MATERIAL FOR THE TASK:
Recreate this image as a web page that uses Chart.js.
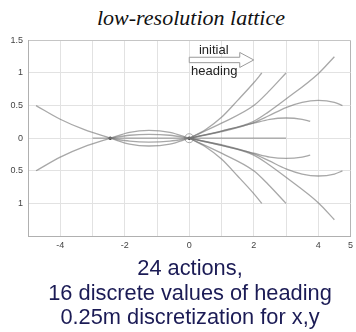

...

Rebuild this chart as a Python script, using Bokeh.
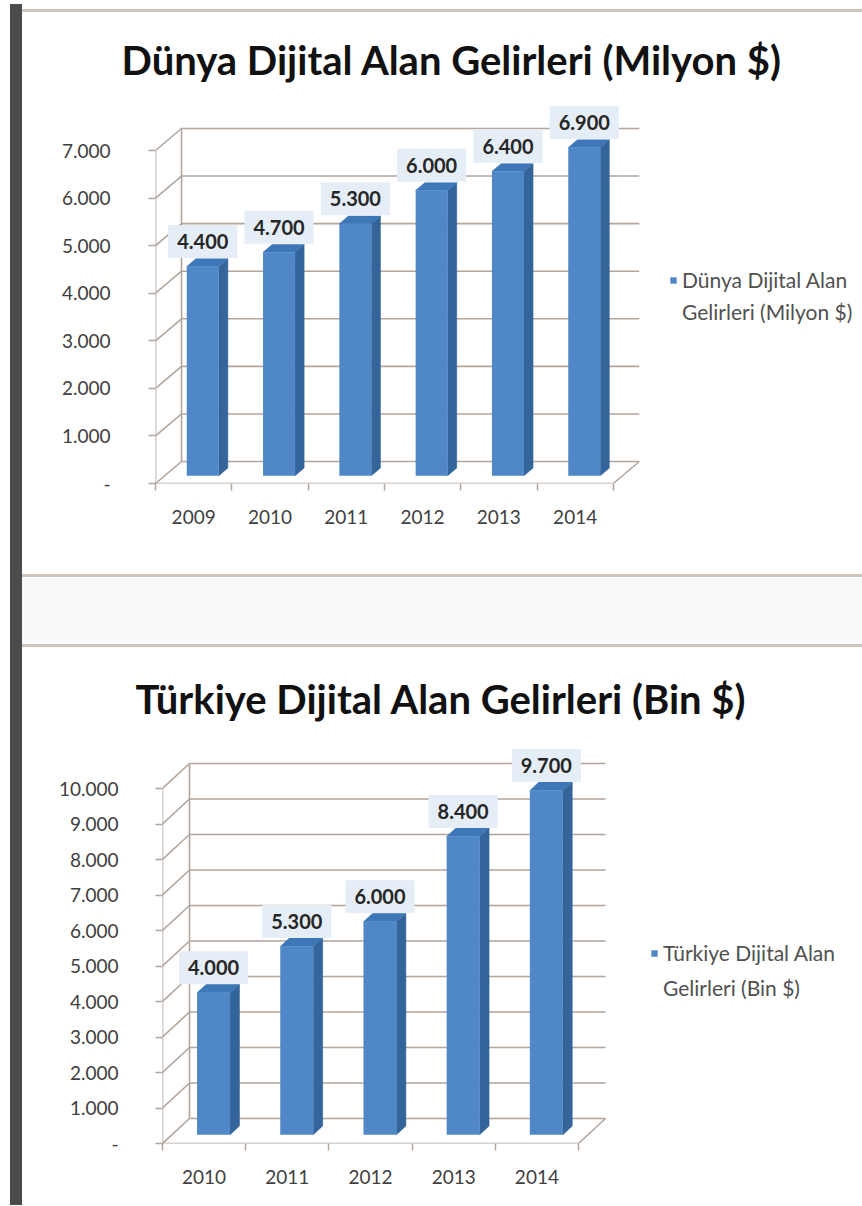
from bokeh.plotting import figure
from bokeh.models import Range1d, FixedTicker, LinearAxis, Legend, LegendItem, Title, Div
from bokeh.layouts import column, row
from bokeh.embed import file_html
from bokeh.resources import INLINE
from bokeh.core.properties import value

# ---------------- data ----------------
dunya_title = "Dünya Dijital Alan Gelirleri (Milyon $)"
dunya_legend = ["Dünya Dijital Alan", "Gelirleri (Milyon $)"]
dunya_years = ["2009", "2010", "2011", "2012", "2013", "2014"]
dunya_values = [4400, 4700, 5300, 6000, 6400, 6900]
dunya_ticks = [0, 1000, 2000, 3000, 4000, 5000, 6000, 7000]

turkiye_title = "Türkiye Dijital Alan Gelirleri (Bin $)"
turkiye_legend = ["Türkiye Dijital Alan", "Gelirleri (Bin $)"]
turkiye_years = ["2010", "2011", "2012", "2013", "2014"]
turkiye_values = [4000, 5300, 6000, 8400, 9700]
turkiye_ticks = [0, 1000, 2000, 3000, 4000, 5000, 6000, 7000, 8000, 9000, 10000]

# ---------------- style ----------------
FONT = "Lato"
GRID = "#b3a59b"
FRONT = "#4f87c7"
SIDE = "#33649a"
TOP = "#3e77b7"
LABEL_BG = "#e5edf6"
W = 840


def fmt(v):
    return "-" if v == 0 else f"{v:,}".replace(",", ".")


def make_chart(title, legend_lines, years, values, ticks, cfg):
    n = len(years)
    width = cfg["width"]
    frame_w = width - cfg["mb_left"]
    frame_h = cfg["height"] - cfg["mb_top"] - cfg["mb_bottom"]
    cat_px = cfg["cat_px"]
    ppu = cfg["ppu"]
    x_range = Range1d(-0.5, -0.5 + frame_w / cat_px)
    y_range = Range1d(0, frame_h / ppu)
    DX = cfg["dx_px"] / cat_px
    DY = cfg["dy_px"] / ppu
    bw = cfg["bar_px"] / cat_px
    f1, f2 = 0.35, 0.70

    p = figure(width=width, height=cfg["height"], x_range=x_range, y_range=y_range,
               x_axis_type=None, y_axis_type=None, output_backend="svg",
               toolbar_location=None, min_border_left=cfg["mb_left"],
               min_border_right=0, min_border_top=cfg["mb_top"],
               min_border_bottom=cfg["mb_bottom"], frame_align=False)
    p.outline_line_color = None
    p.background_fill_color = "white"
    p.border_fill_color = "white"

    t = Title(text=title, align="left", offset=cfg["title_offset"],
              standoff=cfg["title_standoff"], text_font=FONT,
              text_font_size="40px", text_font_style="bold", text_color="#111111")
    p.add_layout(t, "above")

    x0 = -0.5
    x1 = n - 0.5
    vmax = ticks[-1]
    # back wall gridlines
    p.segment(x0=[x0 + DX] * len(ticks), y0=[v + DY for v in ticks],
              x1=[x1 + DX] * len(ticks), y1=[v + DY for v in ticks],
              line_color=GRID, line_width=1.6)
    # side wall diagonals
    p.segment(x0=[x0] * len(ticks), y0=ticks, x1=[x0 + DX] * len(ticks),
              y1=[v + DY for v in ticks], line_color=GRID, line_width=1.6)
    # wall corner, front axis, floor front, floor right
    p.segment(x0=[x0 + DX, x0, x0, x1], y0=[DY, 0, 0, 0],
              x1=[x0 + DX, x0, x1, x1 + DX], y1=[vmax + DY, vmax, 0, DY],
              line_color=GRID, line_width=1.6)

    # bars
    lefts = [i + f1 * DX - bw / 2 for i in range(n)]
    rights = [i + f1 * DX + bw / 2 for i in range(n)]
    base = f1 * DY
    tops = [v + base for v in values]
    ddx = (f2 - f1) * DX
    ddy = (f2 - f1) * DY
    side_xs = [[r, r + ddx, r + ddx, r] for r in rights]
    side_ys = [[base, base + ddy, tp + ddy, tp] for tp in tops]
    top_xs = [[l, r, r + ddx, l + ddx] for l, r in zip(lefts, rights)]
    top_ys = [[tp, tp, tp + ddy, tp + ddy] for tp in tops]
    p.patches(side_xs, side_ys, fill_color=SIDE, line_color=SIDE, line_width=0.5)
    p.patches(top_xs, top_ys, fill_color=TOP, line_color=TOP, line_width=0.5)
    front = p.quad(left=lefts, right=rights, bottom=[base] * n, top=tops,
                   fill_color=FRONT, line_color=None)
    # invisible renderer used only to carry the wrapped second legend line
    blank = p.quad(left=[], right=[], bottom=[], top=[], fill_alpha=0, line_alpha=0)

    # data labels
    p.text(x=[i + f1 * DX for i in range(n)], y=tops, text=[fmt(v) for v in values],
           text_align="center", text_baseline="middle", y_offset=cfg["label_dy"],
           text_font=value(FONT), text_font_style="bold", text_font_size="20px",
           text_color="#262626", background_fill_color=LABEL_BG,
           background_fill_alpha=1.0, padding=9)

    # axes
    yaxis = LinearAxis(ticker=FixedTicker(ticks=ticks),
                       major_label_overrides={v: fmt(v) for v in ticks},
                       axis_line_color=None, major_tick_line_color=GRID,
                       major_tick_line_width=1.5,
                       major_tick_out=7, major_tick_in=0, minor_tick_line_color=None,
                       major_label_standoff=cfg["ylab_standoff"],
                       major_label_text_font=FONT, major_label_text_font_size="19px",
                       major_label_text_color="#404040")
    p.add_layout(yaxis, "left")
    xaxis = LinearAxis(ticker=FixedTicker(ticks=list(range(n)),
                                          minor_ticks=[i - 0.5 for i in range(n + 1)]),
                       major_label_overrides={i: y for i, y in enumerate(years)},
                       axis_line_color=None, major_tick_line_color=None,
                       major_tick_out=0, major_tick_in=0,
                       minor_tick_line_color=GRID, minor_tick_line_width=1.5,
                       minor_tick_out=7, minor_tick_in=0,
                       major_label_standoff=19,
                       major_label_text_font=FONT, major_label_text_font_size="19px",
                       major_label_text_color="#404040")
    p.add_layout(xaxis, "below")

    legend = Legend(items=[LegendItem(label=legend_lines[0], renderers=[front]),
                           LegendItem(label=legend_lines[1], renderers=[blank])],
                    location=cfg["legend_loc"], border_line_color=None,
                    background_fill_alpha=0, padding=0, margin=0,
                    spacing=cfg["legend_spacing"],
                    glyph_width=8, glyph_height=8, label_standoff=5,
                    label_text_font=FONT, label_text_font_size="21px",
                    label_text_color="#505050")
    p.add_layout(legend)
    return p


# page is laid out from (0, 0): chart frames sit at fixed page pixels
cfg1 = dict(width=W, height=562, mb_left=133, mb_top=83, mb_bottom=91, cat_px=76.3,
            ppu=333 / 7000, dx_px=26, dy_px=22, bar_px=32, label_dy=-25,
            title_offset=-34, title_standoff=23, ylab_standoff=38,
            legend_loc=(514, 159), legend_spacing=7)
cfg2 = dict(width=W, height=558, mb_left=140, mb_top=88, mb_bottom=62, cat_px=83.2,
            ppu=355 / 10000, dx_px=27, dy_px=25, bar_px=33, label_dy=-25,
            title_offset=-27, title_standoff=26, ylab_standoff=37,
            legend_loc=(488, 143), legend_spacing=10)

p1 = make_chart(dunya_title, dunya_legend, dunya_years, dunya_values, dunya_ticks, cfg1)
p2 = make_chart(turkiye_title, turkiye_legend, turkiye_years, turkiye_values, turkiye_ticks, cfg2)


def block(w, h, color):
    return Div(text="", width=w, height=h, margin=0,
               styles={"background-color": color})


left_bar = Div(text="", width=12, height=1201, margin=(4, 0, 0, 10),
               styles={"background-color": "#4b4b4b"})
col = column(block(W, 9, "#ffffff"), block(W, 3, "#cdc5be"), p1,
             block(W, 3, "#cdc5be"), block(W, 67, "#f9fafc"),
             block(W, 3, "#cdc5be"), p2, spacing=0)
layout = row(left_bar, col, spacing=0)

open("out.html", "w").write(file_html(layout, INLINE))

PROMPT:
Pick out the part that begins with the line containing "Rebuild this chart" and finishes with the line containing "from bokeh.core.properties import value", both included. Restate it exactly, without images.

IN RESPONSE:
Rebuild this chart as a Python script, using Bokeh.
from bokeh.plotting import figure
from bokeh.models import Range1d, FixedTicker, LinearAxis, Legend, LegendItem, Title, Div
from bokeh.layouts import column, row
from bokeh.embed import file_html
from bokeh.resources import INLINE
from bokeh.core.properties import value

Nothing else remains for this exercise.